A European perspective

John Broxis, Managing Director at Open Banking Europe has written a useful blog called “Scheming about Open Banking Schemes”.

John’s article covers a wide range of topics including: What do we mean by a scheme, SEPA API Access, European Payments Initiative, PSD2 and Open Banking / Finance however, John’s views regarding SEPA Request to Pay that are of particular interest.

You’ll find John’s full blog on the Open Banking Europe website: Scheming about Open Banking Schemes.

SEPA Request to Pay

SEPA Request to Pay is a scheme created by the European Payments Council (EPC) to “allow a Payee (Creditor) to request the initiation of a payment from a Payer in a wide range of physical or online use cases”. 

The scheme stresses the benefits of end-to-end reconciliation, historically a headache for corporates and merchants when using ACH payments. The EPC also stress interoperability, reachability and a standardised set of responses for a Request to Pay message “Accept Now, Accept Later, Pay Now, Pay Later”.
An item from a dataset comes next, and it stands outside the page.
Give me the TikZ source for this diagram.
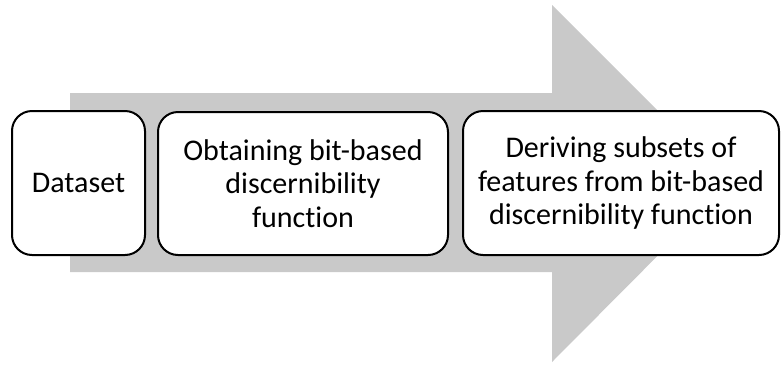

Source: Open Banking Europe

The work is well advanced. A rulebook has been created and written, and preparations are being made to launch the scheme as soon as the ‘RTP Trust and Security Framework’ is finished in June 2021. 

There were two drivers around the creation of this scheme. The e-invoicing community saw the need to standardise the payment request, while the ECB and others were pushing hard for a mechanism to provide real-time information wrapper for European Instant Payments. There were also concerns about the proliferation of successful but national solutions like Payconiq in Belgium.

The result is something that looks like it should be a PSD2 Payment Initiation Service (PIS), but everybody involved is very clear it is NOT a payment, nor a payment initiation (both of which have regulatory connotations). It is, they say, simply a request for payment. Furthermore, the SEPA Request to Pay scheme is not itself a customer-facing scheme. It is an industry scheme on which other players can build customer-facing schemes. 

This is a similar approach to the UK which also launched a Request to Pay scheme last year.

This is subtle stuff, but similar methods have been used very successfully with the various Online Banking electronic Payment (OBeP) schemes including iDEAL in the Netherlands, MyBank in Italy, EPS in Austria, and Giropay in Germany. Although the EPC would/could argue that as Request to Pay can be used in face-to-face situations or other non-real-time cases it has a wider application than the OBeP scheme which tends to be online only.

For those who enjoy terminology, SEPA RTP is not the same thing as the UK Request to Pay which went live in May 2020. EBA Clearing’s Request to Pay (R2P) platform is built to support SEPA RTP.

And finally, do not talk to Americans about RTP in this context as they will instead understand “Real-Time Payment”.